A total of 109,000 Democrats requested an absentee ballot in the 12th CD – with the majority, more than 79,000, coming from Manhattan East Siders. That doesn’t mean all of them followed through to vote by mail.

By comparison, 39,635 constituents voted in person on primary day and through nine days of early voting, according to the unofficial machine count recorded with the Board of Election.

Maloney held a slim 648 vote lead from in-person voters with 98 percent of precincts reporting – with 16,473 votes to 15,825 for Patel.

She’s ahead by just 1.5 percentage points.

Candidates Lauren Ashcraft garnered 5,260 votes or 13 percent of the vote and Peter Harrison received 1,933 or 5 percent of the vote.

Maloney, 74, first elected in 1992, declared victory after claiming that her lead will increase substantially when the mail-in votes are counted.

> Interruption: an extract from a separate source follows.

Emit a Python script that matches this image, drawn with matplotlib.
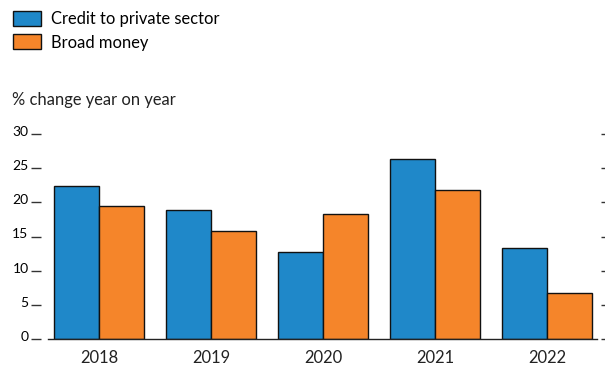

Maloney carried her Manhattan East Side turf she has long represented by 2,553 votes – 12,211 votes to 9,633 votes for Patel.

But Patel, 36, a hotel magnate who worked for former President Barack Obama, easily carried the Western Queens and Brooklyn portions of the district with more younger voters – but not by enough to overcome Maloney’s cushion in Manhattan.

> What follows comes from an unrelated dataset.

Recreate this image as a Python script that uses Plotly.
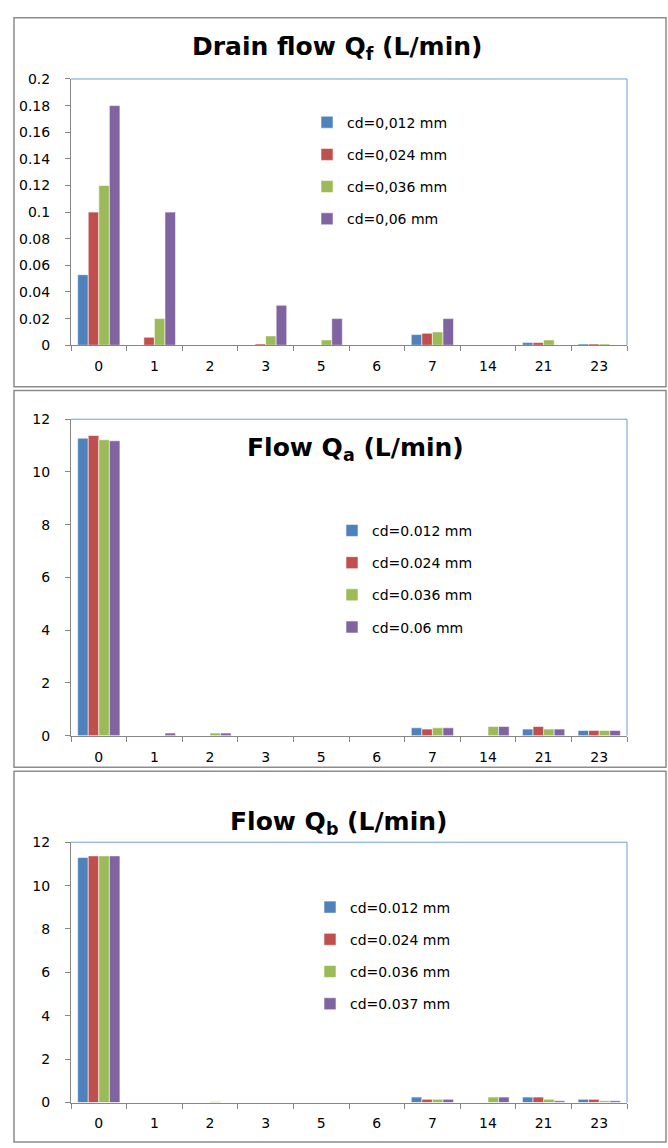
import plotly.graph_objects as go

categories = ["0", "1", "2", "3", "5", "6", "7", "14", "21", "23"]

# Panel 1: Drain flow Qf (L/min)
qf_names = ["cd=0,012 mm", "cd=0,024 mm", "cd=0,036 mm", "cd=0,06 mm"]
qf_012 = [0.053, 0.0, 0.0, 0.0, 0.0, 0.0, 0.008, 0.0, 0.002, 0.001]
qf_024 = [0.100, 0.006, 0.0, 0.001, 0.0, 0.0, 0.009, 0.0, 0.002, 0.001]
qf_036 = [0.120, 0.020, 0.0, 0.007, 0.004, 0.0, 0.010, 0.0, 0.004, 0.001]
qf_06 = [0.180, 0.100, 0.0, 0.030, 0.020, 0.0, 0.020, 0.0, 0.0, 0.0]

# Panel 2: Flow Qa (L/min)
qa_names = ["cd=0.012 mm", "cd=0.024 mm", "cd=0.036 mm", "cd=0.06 mm"]
qa_012 = [11.28, 0.0, 0.0, 0.0, 0.0, 0.0, 0.30, 0.0, 0.25, 0.20]
qa_024 = [11.38, 0.0, 0.0, 0.0, 0.0, 0.0, 0.25, 0.0, 0.35, 0.20]
qa_036 = [11.22, 0.0, 0.10, 0.0, 0.0, 0.0, 0.30, 0.35, 0.25, 0.20]
qa_06 = [11.18, 0.10, 0.10, 0.0, 0.0, 0.0, 0.30, 0.35, 0.25, 0.20]

# Panel 3: Flow Qb (L/min)
qb_names = ["cd=0.012 mm", "cd=0.024 mm", "cd=0.036 mm", "cd=0.037 mm"]
qb_012 = [11.30, 0.0, 0.0, 0.0, 0.0, 0.0, 0.25, 0.0, 0.25, 0.15]
qb_024 = [11.37, 0.0, 0.0, 0.0, 0.0, 0.0, 0.15, 0.0, 0.25, 0.15]
qb_036 = [11.37, 0.0, 0.05, 0.0, 0.0, 0.0, 0.15, 0.25, 0.15, 0.08]
qb_037 = [11.37, 0.0, 0.0, 0.0, 0.0, 0.0, 0.15, 0.25, 0.08, 0.08]

colors = ["#4F81BD", "#C0504D", "#9BBB59", "#8064A2"]

W, H = 668, 1148
FONT = "DejaVu Sans"


def py(pix):
    return 1 - pix / H


def px(pix):
    return pix / W


fig = go.Figure()

panels = [
    (qf_names, [qf_012, qf_024, qf_036, qf_06], "x", "y", "legend"),
    (qa_names, [qa_012, qa_024, qa_036, qa_06], "x2", "y2", "legend2"),
    (qb_names, [qb_012, qb_024, qb_036, qb_037], "x3", "y3", "legend3"),
]

for pi, (names, series, xa, ya, lg) in enumerate(panels):
    for i, (nm, vals) in enumerate(zip(names, series)):
        fig.add_trace(go.Bar(
            x=categories, y=vals, name=nm,
            marker=dict(color=colors[i], line=dict(color="rgba(255,255,255,0.7)", width=0.8)),
            xaxis=xa, yaxis=ya, legend=lg, legendgroup=f"p{pi}s{i}",
        ))

axis_common = dict(
    showgrid=False, zeroline=False, showline=True, linecolor="#868686", linewidth=1,
    ticks="outside", ticklen=5, tickcolor="#868686",
    tickfont=dict(family=FONT, size=14, color="#000000"),
)

x_dom = [px(71), px(627)]
panel_geo = [(72, 342), (417, 738), (846, 1110)]

fig.update_layout(
    width=W, height=H, margin=dict(l=0, r=0, t=0, b=0),
    paper_bgcolor="white", plot_bgcolor="white",
    barmode="group", bargap=0.24, bargroupgap=0.0,
    font=dict(family=FONT, color="#000000"),
    xaxis=dict(domain=x_dom, anchor="y", type="category", tickson="boundaries",
               ticklabelstandoff=8, **axis_common),
    yaxis=dict(domain=[py(342), py(72)], anchor="x", range=[0, 0.2], dtick=0.02,
               tickformat="~g", ticklabelstandoff=12, **axis_common),
    xaxis2=dict(domain=x_dom, anchor="y2", type="category", tickson="boundaries",
                ticklabelstandoff=8, **axis_common),
    yaxis2=dict(domain=[py(738), py(417)], anchor="x2", range=[0, 12], dtick=2,
                ticklabelstandoff=12, **axis_common),
    xaxis3=dict(domain=x_dom, anchor="y3", type="category", tickson="boundaries",
                ticklabelstandoff=8, **axis_common),
    yaxis3=dict(domain=[py(1110), py(846)], anchor="x3", range=[0, 12], dtick=2,
                ticklabelstandoff=12, **axis_common),
)

legend_common = dict(
    bgcolor="rgba(0,0,0,0)", font=dict(family=FONT, size=14, color="#000000"),
    itemwidth=30, xanchor="left", yanchor="top",
)
fig.update_layout(
    legend=dict(x=px(307), y=py(100), tracegroupgap=11, **legend_common),
    legend2=dict(x=px(332), y=py(514), tracegroupgap=11, **legend_common),
    legend3=dict(x=px(310), y=py(896), tracegroupgap=11, **legend_common),
)

# titles
titles = [
    ("Drain flow Q<sub>f</sub> (L/min)", 337, 41),
    ("Flow Q<sub>a</sub> (L/min)", 355, 447),
    ("Flow Q<sub>b</sub> (L/min)", 338, 827),
]
for txt, tx, ty in titles:
    fig.add_annotation(text=f"<b>{txt}</b>", x=px(tx), y=py(ty), xref="paper", yref="paper",
                       showarrow=False, xanchor="center", yanchor="middle",
                       font=dict(family=FONT, size=25, color="#000000"))

shapes = []
# outer frames
for (y0, y1) in [(10, 384), (388, 770), (774, 1150)]:
    shapes.append(dict(type="rect", xref="paper", yref="paper",
                       x0=px(14), x1=px(666), y0=py(y1), y1=py(y0),
                       line=dict(color="#8c8c8c", width=1.5), layer="below"))
# blue top/right plot borders
for (top, bot) in panel_geo:
    shapes.append(dict(type="line", xref="paper", yref="paper",
                       x0=x_dom[0], x1=x_dom[1], y0=py(top), y1=py(top),
                       line=dict(color="#6F9BD1", width=1)))
    shapes.append(dict(type="line", xref="paper", yref="paper",
                       x0=x_dom[1], x1=x_dom[1], y0=py(top), y1=py(bot),
                       line=dict(color="#6F9BD1", width=1)))
fig.update_layout(shapes=shapes)

fig.write_html(
    "out.html",
    config={"displayModeBar": False},
    post_script="document.body.style.margin='0';document.body.style.overflow='hidden';",
)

But he said he had his campaign conducted a robust mail-in ballot operation and held out hope of erasing the deficit when all the ballots are counted.

Rep. Eliot Engel
Rep. Eliot EngelGetty Images

Meanwhile in the 16th Congressional District, embattled veteran Rep. Eliot Engel has a steep — perhaps insurmountable to overcome with absentee ballots — deficit to insurgent Jamaal Bowman, a former Bronx middle school principal.

The 16th CD covers portions of the northern Bronx and Westchester.

Bowman, who has declared victory, won the machine vote over Engel in a 58 percent to 35 percent shellacking. Bowman took 25,863 votes to Engel’s 15,680 votes – a 10,183 vote lead.

Bowman won the Bronx portion of the district with 62 percent of the vote and the Westchester side with 56 percent over Engel, first elected to Congress in 1988. Engel has not conceded and is waiting for all the votes to be counted.

The city elections agency received 10,710 absentee ballots from Bronx voters in the 16th CD. It’s unclear how many mail-in votes were collected thus far by the Westchester Board of Elections.